The carne asada and jack-cheese egg wrap was quite tasty, even though much of the meat had been wrapped into one end of the burro, with much of the cheese at the other. The egg, which looked to be scrambled, was evenly distributed, at least. The carne asada had been chopped into manageable bite-size pieces; it didn't taste strongly of the grill, but it did carry good flavor and was not overdone. The guacamole was turning brown, the inevitable fate of avocado separated from its pit, but it tasted fresh, and the salsa had a low-to-medium spice factor. The home fries, glory be, were not burned (as they so often are elsewhere), and were laced with just enough onion and seasonings to perk them up.

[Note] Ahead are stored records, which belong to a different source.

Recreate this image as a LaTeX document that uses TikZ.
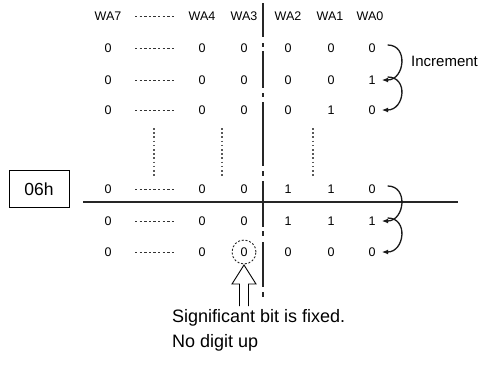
\documentclass[tikz,border=0pt]{standalone}
\usepackage{fontspec}
\setmainfont{Liberation Sans}
\usetikzlibrary{arrows.meta}
\begin{document}
\begin{tikzpicture}[x=1pt,y=-1pt,
  val/.style={inner sep=0pt,font=\fontsize{12.5}{14}\selectfont},
  hdots/.style={draw=black!80,line width=0.9pt,dash pattern=on 2.4pt off 2.2pt},
  vdots/.style={draw=black!65,line width=1.7pt,dash pattern=on 1.6pt off 2.6pt},
  mainline/.style={draw=black!85,line width=1.5pt},
  incarrow/.style={draw=black!90,line width=1.3pt,-{Latex[length=6.5pt,width=5pt]}},
  boxnode/.style={draw,line width=0.8pt,minimum width=60pt,minimum height=37pt,inner sep=0pt,font=\fontsize{17.5}{20}\selectfont},
  bigtext/.style={inner sep=0pt,anchor=west,font=\fontsize{18}{21}\selectfont}]
\useasboundingbox (0,0) rectangle (483,370);
% header
\node[val] (h7) at (108,16) {WA7};
\node[val] (h4) at (202,16) {WA4};
\node[val] (h3) at (244,16) {WA3};
\node[val] (h2) at (288,16) {WA2};
\node[val] (h1) at (330,16) {WA1};
\node[val] (h0) at (370,16) {WA0};
\coordinate (hd1) at (135,16); \coordinate (hd2) at (176,16);
\draw[hdots] (hd1) -- (hd2);
% rows
\foreach \r/\y/\a/\b/\c in {1/48/0/0/0,2/80/0/0/1,3/110/0/1/0,4/189/1/1/0,5/221/1/1/1,6/252/0/0/0}{
  \node[val] (r\r c7) at (108,\y) {0};
  \node[val] (r\r c4) at (202,\y) {0};
  \node[val] (r\r c3) at (244,\y) {0};
  \node[val] (r\r c2) at (288,\y) {\a};
  \node[val] (r\r c1) at (331,\y) {\b};
  \node[val] (r\r c0) at (372,\y) {\c};
  \coordinate (d\r a) at (135,\y); \coordinate (d\r b) at (176,\y);
  \draw[hdots] (d\r a) -- (d\r b);
}
% vertical dotted lines
\coordinate (v1a) at (154,128); \coordinate (v1b) at (154,176);
\coordinate (v2a) at (222,128); \coordinate (v2b) at (222,176);
\coordinate (v3a) at (313,128); \coordinate (v3b) at (313,176);
\draw[vdots] (v1a) -- (v1b);
\draw[vdots] (v2a) -- (v2b);
\draw[vdots] (v3a) -- (v3b);
% main vertical dash-dot line
\foreach \s/\e in {3/37,43/47,51/88,93/97,102/166,171/176,181/227,231/236,242/287,292/297}{
  \draw[mainline] (263,\s) -- (263,\e);
}
% horizontal line
\coordinate (hl1) at (83,202); \coordinate (hl2) at (458,202);
\draw[mainline] (hl1) -- (hl2);
% box
\node[boxnode] (box) at (39,189) {06h};
% increment arrows
\foreach \p/\q in {1/2,2/3,4/5,5/6}{
  \draw[incarrow] ([xshift=12pt,yshift=3pt]r\p c0.east) .. controls +(21,0) and +(23,0) .. ([xshift=6pt]r\q c0.east);
}
\node[inner sep=0pt,anchor=west,font=\fontsize{15}{17}\selectfont] (inc) at (411,61) {Increment};
% circle
\node[draw=black!85,circle,minimum size=24pt,inner sep=0pt,line width=0.9pt,dash pattern=on 2pt off 1.8pt] (circ) at (r6c3) {};
% hollow arrow
\coordinate (tip) at (244,265);
\draw[line width=0.9pt,line join=miter] (239.5,306) -- (239.5,284) -- (232,284) -- (tip) -- (256,284) -- (248.5,284) -- (248.5,306);
% bottom text
\node[bigtext] (t1) at (172,318) {Significant bit is fixed.};
\node[bigtext] (t2) at (172,343) {No digit up};
\end{tikzpicture}
\end{document}
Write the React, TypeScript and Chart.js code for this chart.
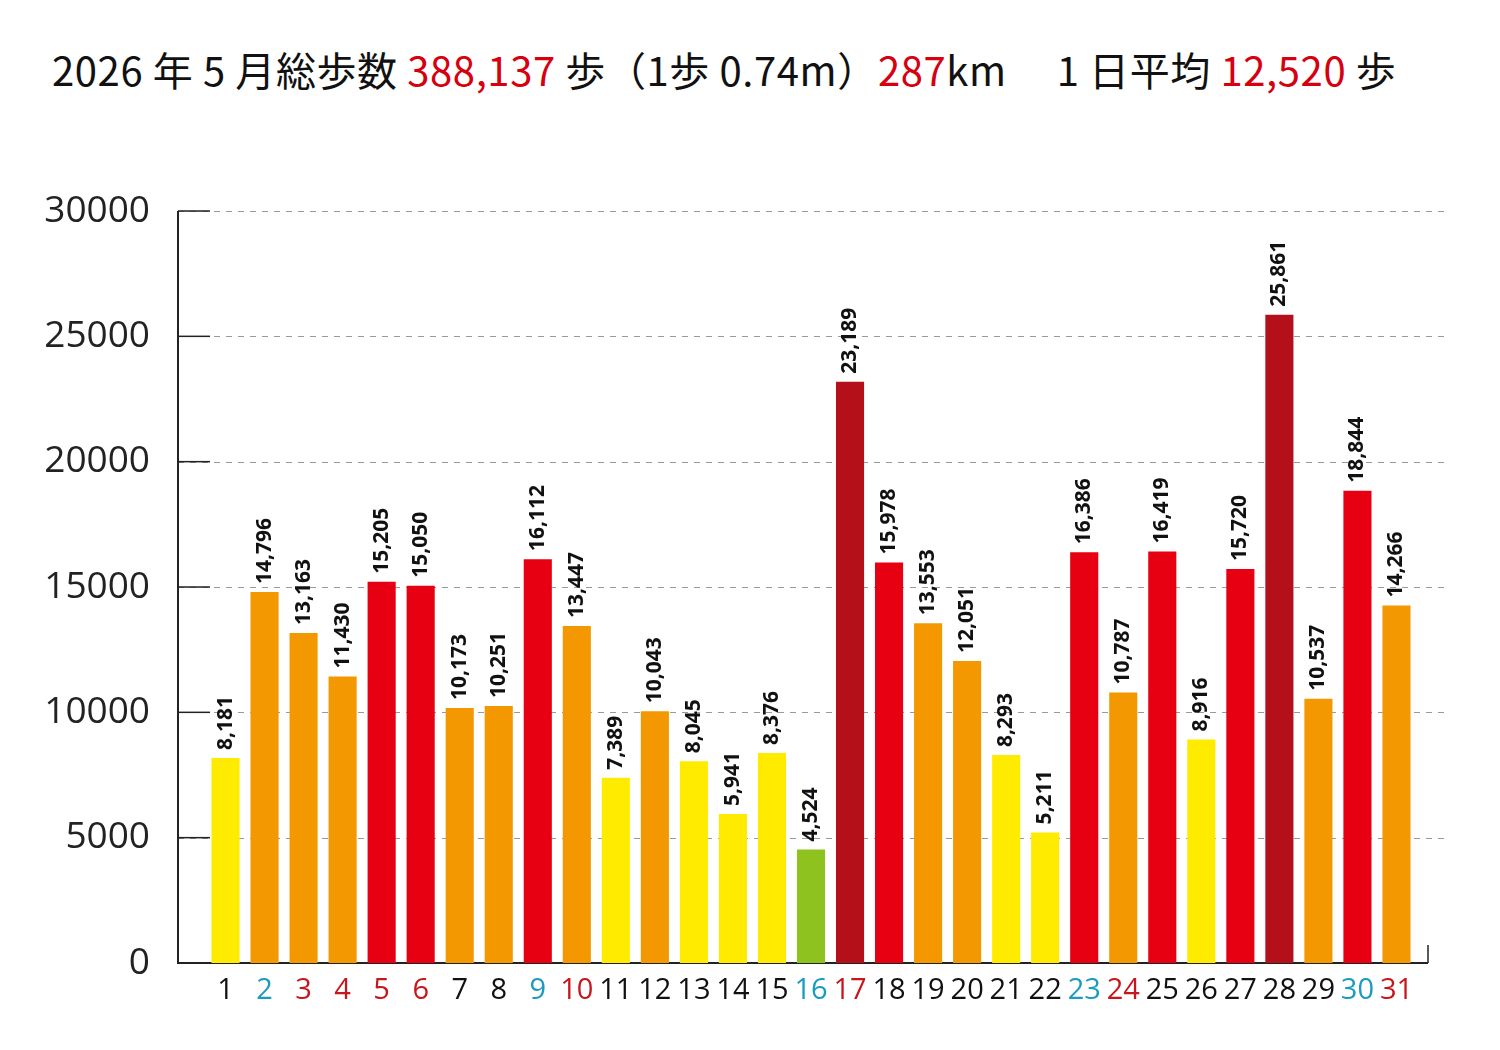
import React, { useEffect, useRef } from "react";
import { Chart, registerables } from "chart.js";
Chart.register(...registerables);

const days = Array.from({ length: 31 }, (_, i) => String(i + 1));
const steps = [8181, 14796, 13163, 11430, 15205, 15050, 10173, 10251, 16112, 13447, 7389, 10043, 8045, 5941, 8376, 4524, 23189, 15978, 13553, 12051, 8293, 5211, 16386, 10787, 16419, 8916, 15720, 25861, 10537, 18844, 14266];
const blueDays = [2, 9, 16, 23, 30];
const redDays = [3, 4, 5, 6, 10, 17, 24, 31];
const yTicks = [0, 5000, 10000, 15000, 20000, 25000, 30000];

const barColor = (v: number) =>
  v < 5000 ? "#8dc21f" : v < 10000 ? "#ffeb00" : v < 15000 ? "#f39800" : v < 20000 ? "#e60012" : "#b3101a";
const dayColor = (d: number) => (blueDays.includes(d) ? "#1a9bbf" : redDays.includes(d) ? "#c8161d" : "#111");

const FONT = "'Open Sans', 'Noto Sans', sans-serif";
const AXIS_X = 178;
const AXIS_RIGHT = 1428;
const GRID_RIGHT = 1445;

const labelPlugin = {
  id: "labels",
  beforeDatasetsDraw(chart: any) {
    const ctx = chart.ctx;
    const y = chart.scales.y;
    const a = chart.chartArea;
    ctx.save();
    ctx.strokeStyle = "#9a9a9a";
    ctx.lineWidth = 1;
    ctx.setLineDash([6, 6]);
    yTicks.slice(1).forEach((t) => {
      const py = Math.round(y.getPixelForValue(t)) + 0.5;
      ctx.beginPath();
      ctx.moveTo(AXIS_X, py);
      ctx.lineTo(GRID_RIGHT, py);
      ctx.stroke();
    });
    ctx.setLineDash([]);
    ctx.strokeStyle = "#222";
    ctx.lineWidth = 1.5;
    yTicks.forEach((t) => {
      const py = y.getPixelForValue(t);
      ctx.beginPath();
      ctx.moveTo(AXIS_X, py);
      ctx.lineTo(AXIS_X + 32, py);
      ctx.stroke();
    });
    ctx.lineWidth = 2;
    ctx.beginPath();
    ctx.moveTo(AXIS_X, y.getPixelForValue(30000));
    ctx.lineTo(AXIS_X, a.bottom);
    ctx.lineTo(AXIS_RIGHT, a.bottom);
    ctx.stroke();
    ctx.lineWidth = 1.5;
    ctx.beginPath();
    ctx.moveTo(AXIS_RIGHT, a.bottom);
    ctx.lineTo(AXIS_RIGHT, a.bottom - 18);
    ctx.stroke();
    ctx.restore();
  },
  afterDatasetsDraw(chart: any) {
    const ctx = chart.ctx;
    const meta = chart.getDatasetMeta(0);
    ctx.save();
    ctx.font = `bold 21px ${FONT}`;
    ctx.fillStyle = "#111";
    ctx.textAlign = "left";
    ctx.textBaseline = "middle";
    meta.data.forEach((bar: any, i: number) => {
      ctx.save();
      ctx.translate(bar.x, bar.y - 8);
      ctx.rotate(-Math.PI / 2);
      ctx.fillText(steps[i].toLocaleString("en-US"), 0, 0);
      ctx.restore();
    });
    ctx.restore();
  },
};

export default function App() {
  const ref = useRef<HTMLCanvasElement>(null);
  useEffect(() => {
    document.body.style.margin = "0";
    const chart = new Chart(ref.current!, {
      type: "bar",
      data: {
        labels: days,
        datasets: [{ data: steps, backgroundColor: steps.map(barColor), barPercentage: 0.72, categoryPercentage: 1 }],
      },
      options: {
        animation: false,
        responsive: false,
        layout: { padding: { top: 211, right: 84, bottom: 37, left: 0 } },
        plugins: { legend: { display: false }, tooltip: { enabled: false } },
        scales: {
          x: {
            grid: { display: false },
            border: { display: false },
            ticks: {
              color: (c: any) => dayColor(c.index + 1),
              font: { size: 29, family: FONT },
              padding: 2,
              maxRotation: 0,
              autoSkip: false,
            },
            afterFit: (s: any) => { s.height = 50; },
          },
          y: {
            min: 0,
            max: 30000,
            afterBuildTicks: (s: any) => { s.ticks = yTicks.map((v) => ({ value: v })); },
            grid: { display: false },
            border: { display: false },
            ticks: { color: "#222", font: { size: 37, family: FONT }, padding: 48, callback: (v: any) => String(v) },
            afterFit: (s: any) => { s.width = 206; },
          },
        },
      },
      plugins: [labelPlugin],
    } as any);
    return () => chart.destroy();
  }, []);

  const red = { color: "#d7000f" };
  return (
    <div style={{ position: "relative", width: 1500, height: 1050, background: "#fff" }}>
      <div
        style={{
          position: "absolute",
          left: 52,
          top: 40,
          fontSize: 40,
          letterSpacing: "0.6px",
          fontFamily: "'Noto Sans CJK JP', sans-serif",
          color: "#111",
          whiteSpace: "nowrap",
        }}
      >
        2026 年 5 月総歩数 <span style={red}>388,137</span> 歩（1歩 0.74m）<span style={red}>287</span>km　 1 日平均 <span style={red}>12,520</span> 歩
      </div>
      <canvas ref={ref} width={1500} height={1050} style={{ position: "absolute", left: 0, top: 0 }} />
    </div>
  );
}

The lunch side of the menu presents the usual array of salads (chicken, Greek, Cobb, chef's, various vegetarian combos and so on, $6.95--$7.25) and an equally unsurprising list of sandwiches (most are $7.25 whole, $5.50 half). What caught my eye was the Desert Delight: roasted turkey breast, roasted red peppers, jack cheese and black olive tapenade squeezed between slices of grilled rosemary focaccia. The focaccia was not dripping with oil and was not overpowered by the rosemary, two things that dissuade some people from trying this puffy Italian bread. More oil and herbs might be desirable if this were being served on a preprandial bread plate, but as a sandwich component, it was exactly right. The ingredients inside the crisp focaccia were fully satisfactory, but what really set this sandwich apart was the olive tapenade, imparting a wonderful, but not overbearing, dark richness. It came with a side of fries, tender on the inside, a crunchy beer batter on the outside. Yum.

The regular menu includes a turkey quesadilla, but one day last week, the lunch special was a generous veggie quesadilla, a flour tortilla folded over spinach and white and yellow cheeses, with caramelized onions adding a nice little zing. Guacamole, salsa and sour cream tagged along at the side.

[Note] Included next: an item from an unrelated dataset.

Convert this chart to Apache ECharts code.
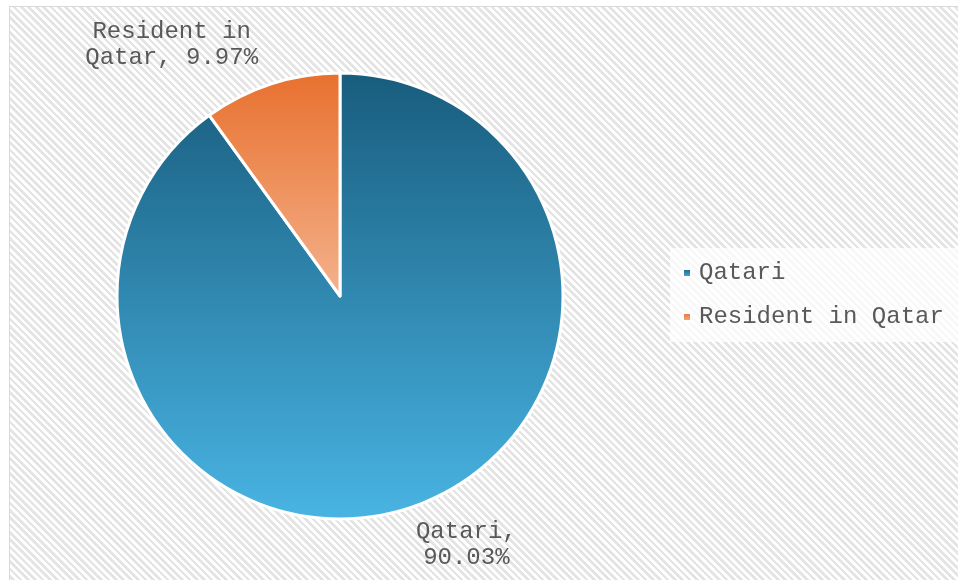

There are lots of big-cup coffee options, with prices approaching the Starbucks league ($3.60 for a 12-ounce mocha, $4.45 for 16 ounces). I'm more of a lemonade man myself, and was delighted by the prickly pear lemonade ($1.75, with unlimited do-it-yourself refills). It was pink, but a natural pink derived from the cactus fruit rather than some mysterious food coloring. It had a bit of bite from the lemons, and a nice natural sweetness without the bitter aftertaste of artificial sweeteners. It's addictive at either breakfast or lunch.

For dessert, Coyote Pause offers scoops of Dreyer's ice cream, milkshakes and some baked goods. The cherry pie, served warm ($3.95), with a lattice-top crust, balanced sweetness with the fruit's natural, mild tartness. Very nice. By the way, there's also an array of entrées and sides in reduced portions for kids.

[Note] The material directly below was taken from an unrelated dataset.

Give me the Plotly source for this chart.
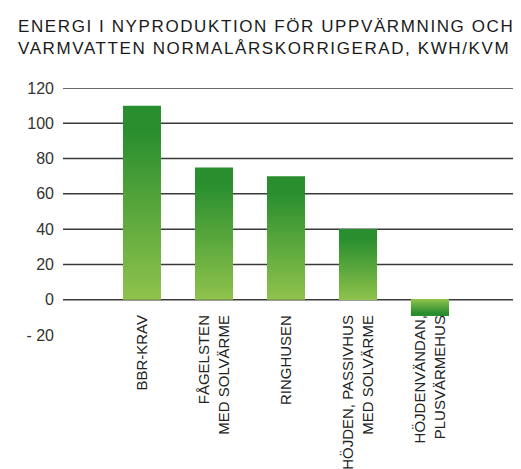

The Coyote Pause Café, situated near two of Tucson's biggest tourist attractions, understandably has an unintimidating, tourist-friendly menu (which should also appeal to the older Midwest transplants who populate the area nearby), but it doesn't pander to food wimps--that olive tapenade is sufficient evidence. It's a wholesome, cheery place that would provide a pleasing start or finish to any morning outing west of the Tucson Mountains.